Thursday, 15 September 2011

Broadway Industrial (KimEng)

Up-to-date in 60 seconds
Background: Broadway Industrial has two core businesses. It manufactures precision machined parts for the hard disk drive, semiconductor and automotive industries, as well as provides foam plastic solutions for protective packaging, insulation, automotive and medical applications. HDD accounts for about 70% of revenue, non-HDD about 10%, and the rest from foam plastic.

Latest 2Q11 results: Net profit fell 64% YoY despite 1.5% higher sales as the HDD and semiconductor businesses were hit by the weak US$ and price erosion of its core actuator arm product. However, foam plastic was a bright spot despite higher labour costs as well as start-up costs from new subsidiaries in China.

Key ratios…
Price-to-earnings: 3.1x
Price-to-NTA: 0.9x
FY10 dividend per share / yield: $0.02 / 5.9%
Return on equity: 6.5% (2Q11 annualised)
Net gearing: 21.9% (end-2Q11)

Share price S$0.34
Issued shares (m) 416.0
Market cap (S$m) 141.4
Free float (%) 54.4%
Recent fundraising Nil
Financial YE 31 December
Major shareholders Wong Sheung Sze (36.1%), Lew Syn Pau (9.5%)
YTD change -37%
52-wk price range S$0.33-0.63

Our view
A tough year ahead. Earnings this year will be hurt by a combination of factors, key among which is Broadway’s ongoing relocation of certain HDD manufacturing activities from Shenzhen to Chongqing in a bid to escape high labour costs in Shenzhen. Although the company expects to realise cost savings by FY12, the massive movement of machinery and workers, as well as the operating of parallel operations in two locations during the move, is expected to impact FY11 profitability.

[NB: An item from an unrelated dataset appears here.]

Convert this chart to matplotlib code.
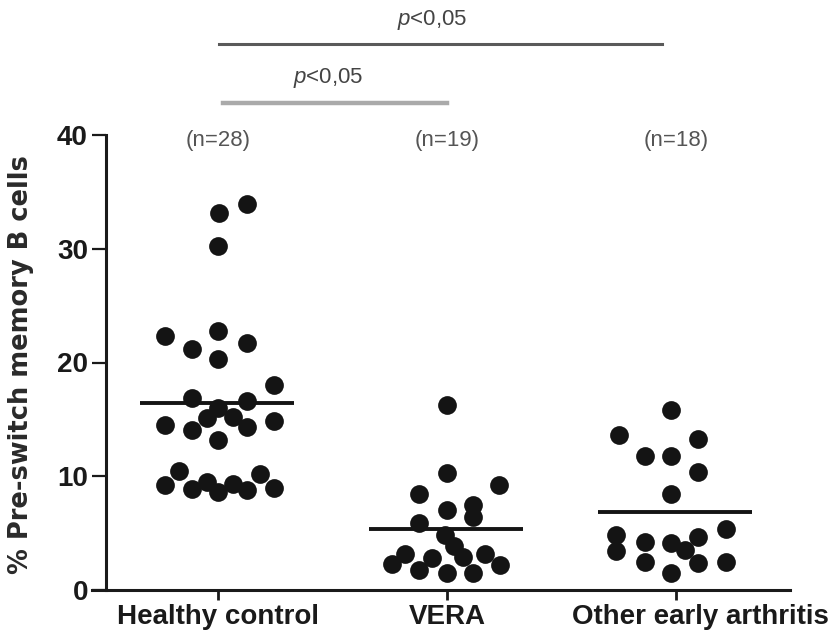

Likely to cut capital spending to preserve dividends. With the cost of the relocation and significant additional investments in hard disk drive operations, Broadway had originally expected capex to spike to $70m in FY11. However, with net gearing already doubled YoY to 0.2x as at 2Q11 and still-slow business flows expected in 2H11, management may reduce this capex to maintain the ordinary DPS of 2 cents declared in FY10.

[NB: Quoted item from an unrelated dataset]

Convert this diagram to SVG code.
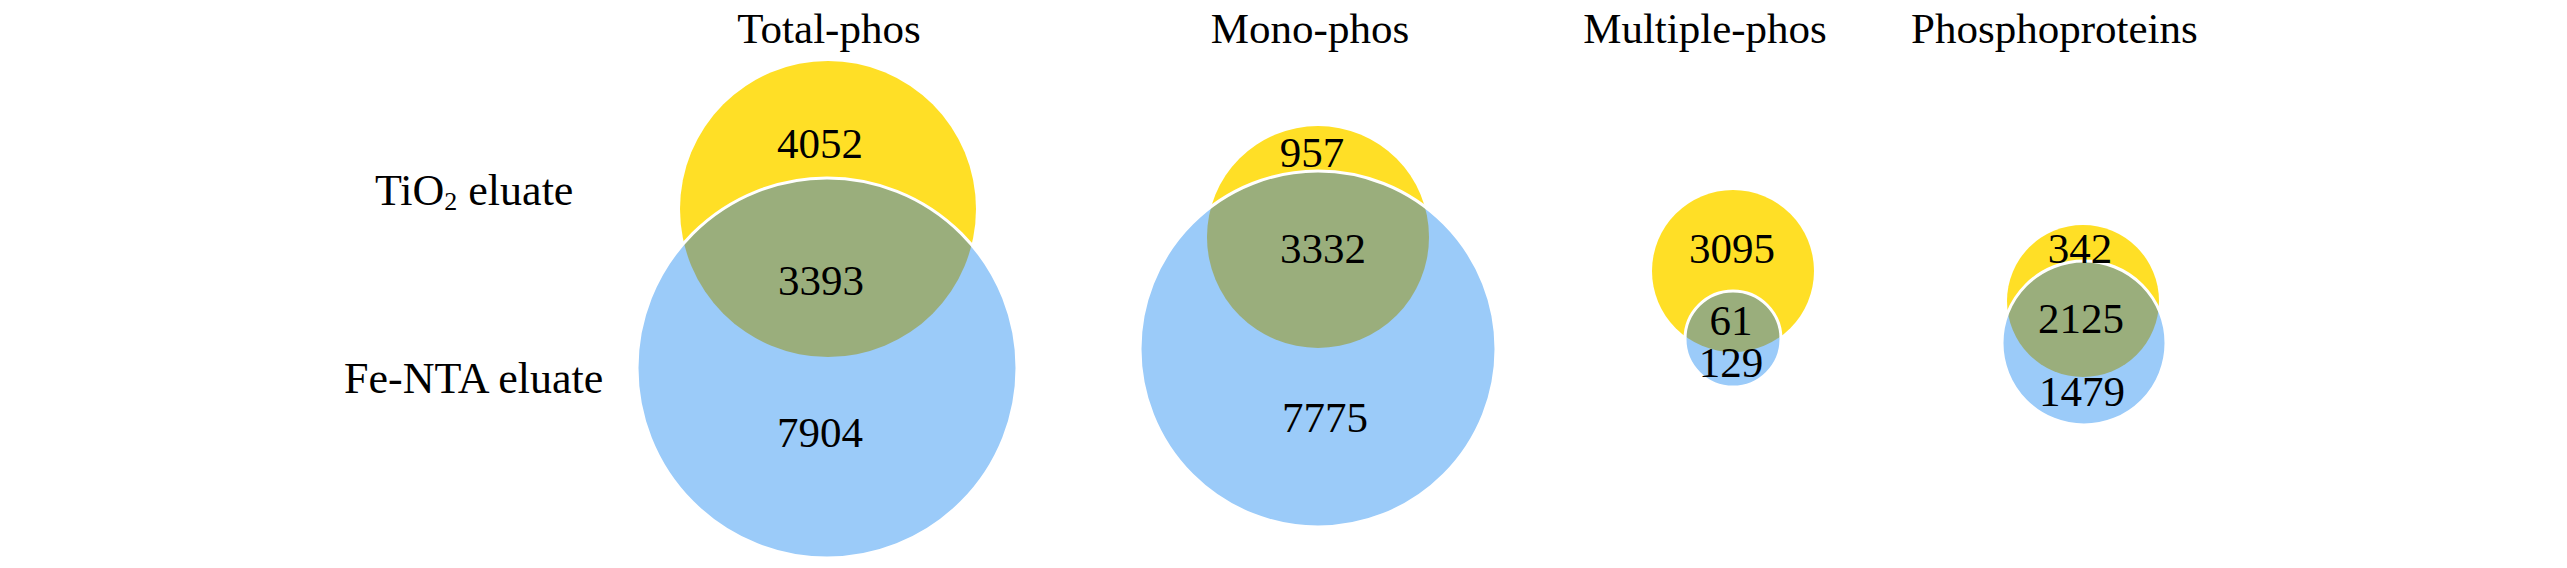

Impact from Western Digital’s takeover of Hitachi GST still not clear. Broadway is the only supplier of actuator arms for Hitachi’s enterprise hard disk drives, a segment that accounted for 10-11% of its revenue in FY10. With the acquisition of Hitachi GST by Western Digital expected to close by year-end, volumes by HGST to Broadway may weaken in 2H11 even if it succeeds in its negotiations to become a supplier to Western Digital.